- _TO BE DONE_: Retype only what runs from the beginning of the data through the line with "(0,0) rectangle (1103,611);"; please omit the pictures and keep every line exact.

Rows from a dataset of charts and code
────────────────────
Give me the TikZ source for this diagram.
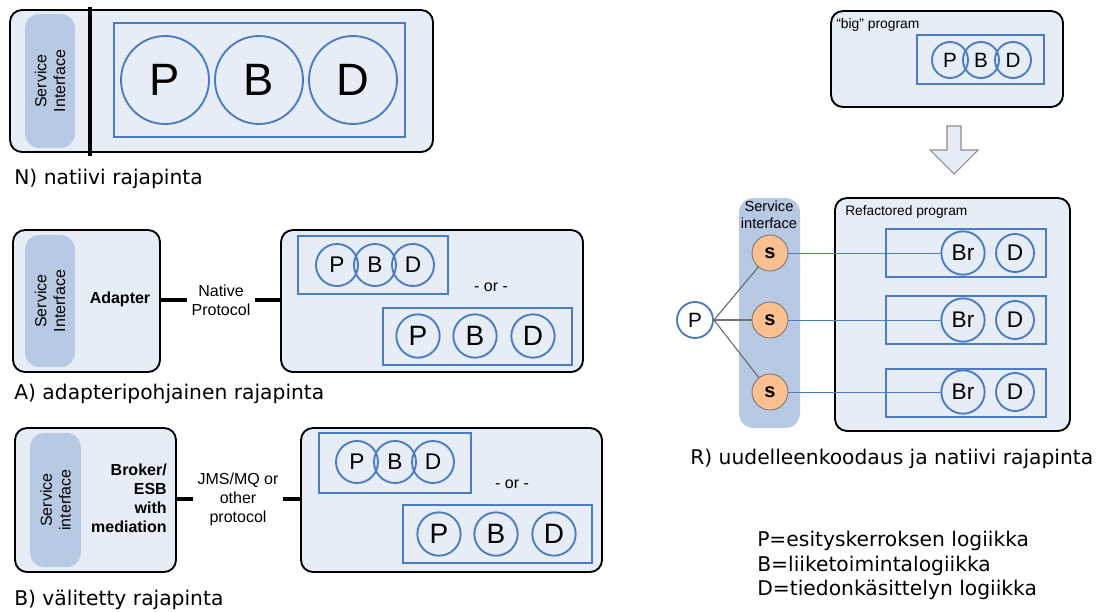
\documentclass[tikz,border=0pt]{standalone}
\usepackage{fontspec}
\setmainfont{Liberation Sans}
\newfontfamily\capfont{DejaVu Sans}
\usetikzlibrary{fit}
\definecolor{boxfill}{HTML}{E7EDF7}
\definecolor{pillfill}{HTML}{B7C9E3}
\definecolor{lineblue}{HTML}{4A7BC4}
\definecolor{sfill}{HTML}{FAC08F}
\definecolor{arrowgray}{HTML}{8C8C8C}
\begin{document}
\begin{tikzpicture}[x=0.75pt,y=-0.75pt,
  box/.style={draw=black, line width=1.4pt, fill=boxfill, rounded corners=9pt, inner sep=0pt},
  pill/.style={fill=pillfill, rounded corners=11pt, inner sep=0pt},
  layer/.style={draw=lineblue, line width=2.2pt, inner sep=0pt},
  tier/.style={circle, draw=lineblue, line width=1.4pt, inner sep=0pt},
  bigtier/.style={tier, minimum size=66pt, font=\fontsize{34}{34}\selectfont},
  midtier/.style={tier, minimum size=31.5pt, font=\fontsize{17}{17}\selectfont},
  lowtier/.style={tier, minimum size=32.5pt, font=\fontsize{21}{21}\selectfont},
  smalltier/.style={tier, minimum size=27pt, font=\fontsize{15.5}{15.5}\selectfont},
  svc/.style={circle, draw=arrowgray!80!black, line width=0.6pt, fill=sfill, minimum size=27pt, inner sep=0pt, font=\bfseries\fontsize{15}{15}\selectfont},
  caption/.style={anchor=west, inner sep=0pt, font=\capfont\fontsize{15.2}{15.2}\selectfont},
  vlabel/.style={rotate=90, align=center, inner sep=0pt, font=\fontsize{12}{14}\selectfont},
  plabel/.style={align=center, inner sep=0pt, font=\fontsize{12}{14.2}\selectfont},
  orlabel/.style={inner sep=0pt, font=\fontsize{12}{12}\selectfont},
  wire/.style={line width=2.4pt},
]
\useasboundingbox (0,0) rectangle (1103,611);

% ---------- N) native interface ----------
\node[box, fit={(10,10) (433,152)}] (nBox) {};
\node[pill, fit={(25,14) (75,148)}] (nPill) {};
\node[vlabel] at (nPill) {Service\\Interface};
\coordinate (nSepTop) at (90,7);
\coordinate (nSepBot) at (90,156);
\draw[line width=3pt] (nSepTop) -- (nSepBot);
\node[layer, fit={(114,23) (405,137)}] (nLayer) {};
\node[bigtier] (nP) at (165,80) {P};
\node[bigtier] (nB) at (259,80) {B};
\node[bigtier] (nD) at (353,80) {D};
\node[caption] (nCap) at (14,179) {N) natiivi rajapinta};

% ---------- A) adapter-based interface ----------
\node[box, fit={(13,230) (160,372)}] (aLeft) {};
\node[pill, fit={(25,235) (75,367)}] (aPill) {};
\node[vlabel] at (aPill) {Service\\Interface};
\node[inner sep=0pt, font=\bfseries\fontsize{12}{14}\selectfont] (aAdapter) at (120,299) {Adapter};
\node[box, fit={(281,230) (583,372)}] (aRight) {};
\node[plabel] (aProto) at (221,300) {Native\\Protocol};
\draw[wire] (aLeft.east |- aProto) -- ([xshift=-3pt]aProto.west);
\draw[wire] ([xshift=3pt]aProto.east) -- (aRight.west |- aProto);
\node[layer, fit={(298,236) (448,294)}] (aLayer1) {};
\node[midtier] (aP1) at (337,265) {P};
\node[midtier] (aB1) at (375,265) {B};
\node[midtier] (aD1) at (413,265) {D};
\node[orlabel] (aOr) at (491,287) {- or -};
\node[layer, fit={(383,308) (572,365)}] (aLayer2) {};
\node[lowtier] (aP2) at (418,336) {P};
\node[lowtier] (aB2) at (475,336) {B};
\node[lowtier] (aD2) at (533,336) {D};
\node[caption] (aCap) at (14,394) {A) adapteripohjainen rajapinta};

% ---------- B) mediated interface ----------
\node[box, fit={(15,428) (176,572)}] (bLeft) {};
\node[pill, fit={(30,433) (81,567)}] (bPill) {};
\node[vlabel] at (bPill) {Service\\interface};
\node[align=right, anchor=east, inner sep=0pt, font=\bfseries\fontsize{12}{14.3}\selectfont] (bBroker) at (167,498) {Broker/\\ESB\\with\\mediation};
\node[box, fit={(301,428) (602,572)}] (bRight) {};
\node[plabel] (bProto) at (238,499) {JMS/MQ or\\other\\protocol};
\draw[wire] (bLeft.east |- bProto) -- ([xshift=-3pt]bProto.west);
\draw[wire] ([xshift=3pt]bProto.east) -- (bRight.west |- bProto);
\node[layer, fit={(319,433) (471,493)}] (bLayer1) {};
\node[midtier] (bP1) at (357,462) {P};
\node[midtier] (bB1) at (395,462) {B};
\node[midtier] (bD1) at (433,462) {D};
\node[orlabel] (bOr) at (512,484) {- or -};
\node[layer, fit={(403,505) (592,563)}] (bLayer2) {};
\node[lowtier] (bP2) at (439,534) {P};
\node[lowtier] (bB2) at (496,534) {B};
\node[lowtier] (bD2) at (554,534) {D};
\node[caption] (bCap) at (14,600) {B) välitetty rajapinta};

% ---------- R) refactoring and native interface ----------
\node[box, fit={(831,11) (1063,107)}] (rBig) {};
\node[anchor=west, inner sep=0pt, font=\fontsize{10.4}{12}\selectfont] (rBigLbl) at (836,25) {“big” program};
\node[layer, fit={(917,35) (1044,84)}] (rBigLayer) {};
\node[smalltier] (rBigP) at (950,60) {P};
\node[smalltier] (rBigB) at (981,60) {B};
\node[smalltier] (rBigD) at (1013,60) {D};

% hollow refactoring arrow
\draw[draw=arrowgray, fill=boxfill, line width=0.8pt, line join=miter]
  (947,126) -- (961,126) -- (961,150) -- (978,150) -- (954,174) -- (930,150) -- (947,150) -- cycle;

\node[pill, fit={(739,198) (800,428)}] (rPill) {};
\node[align=center, inner sep=0pt, font=\fontsize{11}{12.5}\selectfont] (rPillLbl) at (769,215) {Service\\interface};
\node[box, fit={(835,198) (1070,431)}] (rRef) {};
\node[anchor=west, inner sep=0pt, font=\fontsize{10.3}{12}\selectfont] (rRefLbl) at (845,212) {Refactored program};

\node[layer, fit={(886,229) (1046,277)}] (rL1) {};
\node[layer, fit={(886,296) (1046,344)}] (rL2) {};
\node[layer, fit={(886,369) (1046,417)}] (rL3) {};
\foreach \i/\yy in {1/253, 2/320, 3/392} {
  \node[tier, minimum size=32.5pt, font=\fontsize{17}{17}\selectfont] (rBr\i) at (963,\yy) {Br};
  \node[tier, minimum size=28.5pt, font=\fontsize{17}{17}\selectfont] (rD\i) at (1015,\yy) {D};
  \node[svc] (rS\i) at (770,\yy) {s};
  \draw[lineblue, line width=0.7pt] (rS\i) -- (rBr\i);
}
\node[tier, fill=white, minimum size=27pt, font=\fontsize{15.5}{15.5}\selectfont] (rP) at (695,320) {P};
\draw[black!60, line width=0.8pt] (rP.east) -- (rS1);
\draw[black!55, line width=1.5pt] (rP.east) -- (rS2);
\draw[black!60, line width=0.8pt] (rP.east) -- (rS3);

\node[caption] (rCap) at (690,459) {R) uudelleenkoodaus ja natiivi rajapinta};
\node[anchor=north west, align=left, inner sep=0pt, font=\capfont\fontsize{15.2}{18.4}\selectfont] (legend) at (757,531)
  {P=esityskerroksen logiikka\\B=liiketoimintalogiikka\\D=tiedonkäsittelyn logiikka};
\end{tikzpicture}
\end{document}
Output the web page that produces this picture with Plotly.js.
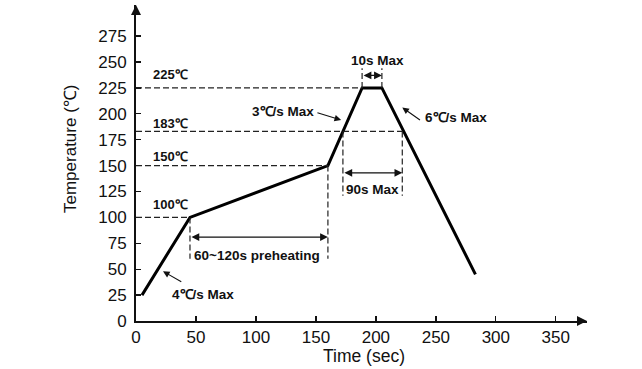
<!DOCTYPE html>
<html>
<head>
<meta charset="utf-8">
<script src="https://cdn.plot.ly/plotly-3.0.1.min.js"></script>
<style>html,body{margin:0;padding:0;background:#fff;}#chart{width:642px;height:369px;}</style>
</head>
<body>
<div id="chart"></div>
<script>
// ---- data ----
const time = [5, 45, 160, 188.5, 205, 283];
const temp = [25, 100, 150, 225, 225, 45];
const xTicks = [0, 50, 100, 150, 200, 250, 300, 350];
const yTicks = [0, 25, 50, 75, 100, 125, 150, 175, 200, 225, 250, 275];
const refTemps = [100, 150, 183, 225];
const refEnds = [45, 160, 222, 188.5];
const refLabels = ['100℃', '150℃', '183℃', '225℃'];
const dimLabels = ['60~120s preheating', '90s Max', '10s Max'];
const dimStart = [45, 172.5, 188.5];
const dimEnd = [160, 222, 205];
const rateLabels = ['4℃/s Max', '3℃/s Max', '6℃/s Max'];

// ---- styling / layout helpers ----
const FONT = 'Liberation Sans, Arial, sans-serif';
const xMax = 376, yMax = 305;
const shapes = [];
const annotations = [];
const dash = {color: '#222', width: 1.2, dash: '6px,3px'};

// horizontal reference lines + labels
const labelShift = [11, 8, 6, 12];
refTemps.forEach((t, i) => {
  shapes.push({type: 'line', xref: 'x', yref: 'y', x0: 0, x1: refEnds[i], y0: t, y1: t, line: dash});
  annotations.push({x: 12.5, y: t, xref: 'x', yref: 'y', text: refLabels[i], showarrow: false,
    xanchor: 'left', yanchor: 'bottom', yshift: labelShift[i] - 8,
    font: {family: FONT, size: 13, color: '#111', weight: 'bold'}});
});

// dimension markers
const dimY = [81, 143, 237];
const dimExt = [[100, 150, 60], [183, 183, 121], [225, 225, 244]];
dimStart.forEach((s, i) => {
  const e = dimEnd[i];
  shapes.push({type: 'line', xref: 'x', yref: 'y', x0: s, x1: s, y0: dimExt[i][0], y1: dimExt[i][2], line: dash});
  shapes.push({type: 'line', xref: 'x', yref: 'y', x0: e, x1: e, y0: dimExt[i][1], y1: dimExt[i][2], line: dash});
  annotations.push({x: e, y: dimY[i], ax: s, ay: dimY[i], xref: 'x', yref: 'y', axref: 'x', ayref: 'y',
    text: '', showarrow: true, arrowhead: 2, startarrowhead: 2, arrowside: 'end+start',
    arrowsize: 1.2, startarrowsize: 1.2, arrowwidth: 1.3, arrowcolor: '#111', standoff: 0, startstandoff: 0});
});
annotations.push({x: 47, y: 63, xref: 'x', yref: 'y', text: dimLabels[0], showarrow: false, xanchor: 'left',
  font: {family: FONT, size: 13.5, color: '#111', weight: 'bold'}});
annotations.push({x: 197, y: 127, xref: 'x', yref: 'y', text: dimLabels[1], showarrow: false,
  font: {family: FONT, size: 13.5, color: '#111', weight: 'bold'}});
annotations.push({x: 201.5, y: 251, xref: 'x', yref: 'y', text: dimLabels[2], showarrow: false,
  font: {family: FONT, size: 13.5, color: '#111', weight: 'bold'}});

// rate labels with pointer arrows
const rateText = [[28, 26, 'left'], [150, 202, 'right'], [239, 196, 'left']];
const rateArrow = [[22.5, 48, 39, 37], [171, 194, 150, 201.5], [222, 206, 238, 193]];
rateLabels.forEach((lab, i) => {
  annotations.push({x: rateText[i][0], y: rateText[i][1], xref: 'x', yref: 'y', text: lab, showarrow: false,
    xanchor: rateText[i][2], font: {family: FONT, size: 13.5, color: '#111', weight: 'bold'}});
  const a = rateArrow[i];
  annotations.push({x: a[0], y: a[1], ax: a[2], ay: a[3], xref: 'x', yref: 'y', axref: 'x', ayref: 'y',
    text: '', showarrow: true, arrowhead: 2, arrowsize: 1.2, arrowwidth: 1.1, arrowcolor: '#111', standoff: 0});
});

// axis arrowheads
annotations.push({x: xMax, y: 0, ax: xMax - 8, ay: 0, xref: 'x', yref: 'y', axref: 'x', ayref: 'y',
  text: '', showarrow: true, arrowhead: 2, arrowsize: 1, arrowwidth: 2, arrowcolor: '#111', standoff: 0});
annotations.push({x: 0, y: yMax, ax: 0, ay: yMax - 8, xref: 'x', yref: 'y', axref: 'x', ayref: 'y',
  text: '', showarrow: true, arrowhead: 2, arrowsize: 1, arrowwidth: 2, arrowcolor: '#111', standoff: 0});

// axis titles (pixel-placed, converted to paper coords below)
annotations.push({x: 70, y: 149, xref: 'paper', yref: 'paper', text: 'Temperature (℃)', showarrow: false, textangle: -90,
  xanchor: 'center', yanchor: 'middle', font: {family: FONT, size: 17, color: '#111'}});
annotations.push({x: 364, y: 356, xref: 'paper', yref: 'paper', text: 'Time (sec)', showarrow: false,
  xanchor: 'center', yanchor: 'middle', font: {family: FONT, size: 17.5, color: '#111'}});
const L = 136, R = 55, T = 5, B = 48, W = 642, H = 369;
annotations.slice(-2).forEach(a => {
  a.x = (a.x - L) / (W - L - R);
  a.y = 1 - (a.y - T) / (H - T - B);
});

const trace = {x: time, y: temp, mode: 'lines', line: {color: '#000', width: 3}, hoverinfo: 'skip', cliponaxis: false};

const axisCommon = {showgrid: false, zeroline: false, showline: true, linecolor: '#111', linewidth: 2,
  ticks: 'inside', ticklen: 5, tickwidth: 1.3, tickcolor: '#111', tickfont: {family: FONT, size: 17, color: '#111'}};

const layout = {
  width: W, height: H,
  margin: {l: L, r: R, t: T, b: B},
  paper_bgcolor: '#fff', plot_bgcolor: '#fff',
  showlegend: false,
  xaxis: Object.assign({}, axisCommon, {range: [0, xMax], tickvals: xTicks, ticktext: xTicks.map(String), ticklabelstandoff: 0}),
  yaxis: Object.assign({}, axisCommon, {range: [0, yMax], tickvals: yTicks, ticktext: yTicks.map(String), ticklabelstandoff: 4}),
  shapes: shapes,
  annotations: annotations
};

Plotly.newPlot('chart', [trace], layout, {staticPlot: true, displayModeBar: false});
</script>
</body>
</html>
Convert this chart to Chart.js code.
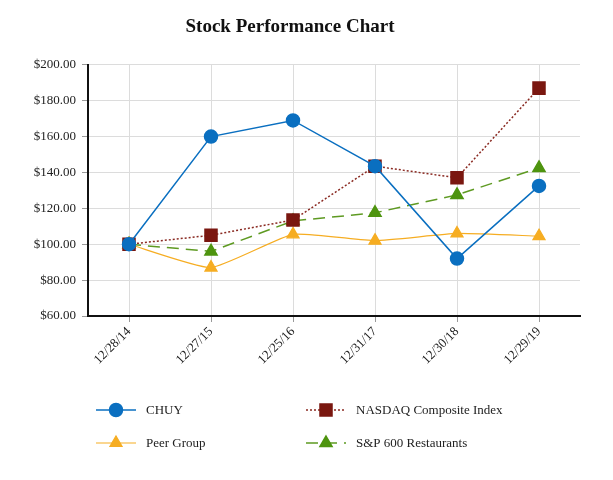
────────────────────
- _EXPECTED ANSWER_:
Give me the TikZ source for this diagram.
\documentclass[tikz,border=0pt]{standalone}
\usepackage{fontspec}
\setmainfont{Liberation Sans}
\newfontfamily\capfont{DejaVu Sans}
\usetikzlibrary{fit}
\definecolor{boxfill}{HTML}{E7EDF7}
\definecolor{pillfill}{HTML}{B7C9E3}
\definecolor{lineblue}{HTML}{4A7BC4}
\definecolor{sfill}{HTML}{FAC08F}
\definecolor{arrowgray}{HTML}{8C8C8C}
\begin{document}
\begin{tikzpicture}[x=0.75pt,y=-0.75pt,
  box/.style={draw=black, line width=1.4pt, fill=boxfill, rounded corners=9pt, inner sep=0pt},
  pill/.style={fill=pillfill, rounded corners=11pt, inner sep=0pt},
  layer/.style={draw=lineblue, line width=2.2pt, inner sep=0pt},
  tier/.style={circle, draw=lineblue, line width=1.4pt, inner sep=0pt},
  bigtier/.style={tier, minimum size=66pt, font=\fontsize{34}{34}\selectfont},
  midtier/.style={tier, minimum size=31.5pt, font=\fontsize{17}{17}\selectfont},
  lowtier/.style={tier, minimum size=32.5pt, font=\fontsize{21}{21}\selectfont},
  smalltier/.style={tier, minimum size=27pt, font=\fontsize{15.5}{15.5}\selectfont},
  svc/.style={circle, draw=arrowgray!80!black, line width=0.6pt, fill=sfill, minimum size=27pt, inner sep=0pt, font=\bfseries\fontsize{15}{15}\selectfont},
  caption/.style={anchor=west, inner sep=0pt, font=\capfont\fontsize{15.2}{15.2}\selectfont},
  vlabel/.style={rotate=90, align=center, inner sep=0pt, font=\fontsize{12}{14}\selectfont},
  plabel/.style={align=center, inner sep=0pt, font=\fontsize{12}{14.2}\selectfont},
  orlabel/.style={inner sep=0pt, font=\fontsize{12}{12}\selectfont},
  wire/.style={line width=2.4pt},
]
\useasboundingbox (0,0) rectangle (1103,611);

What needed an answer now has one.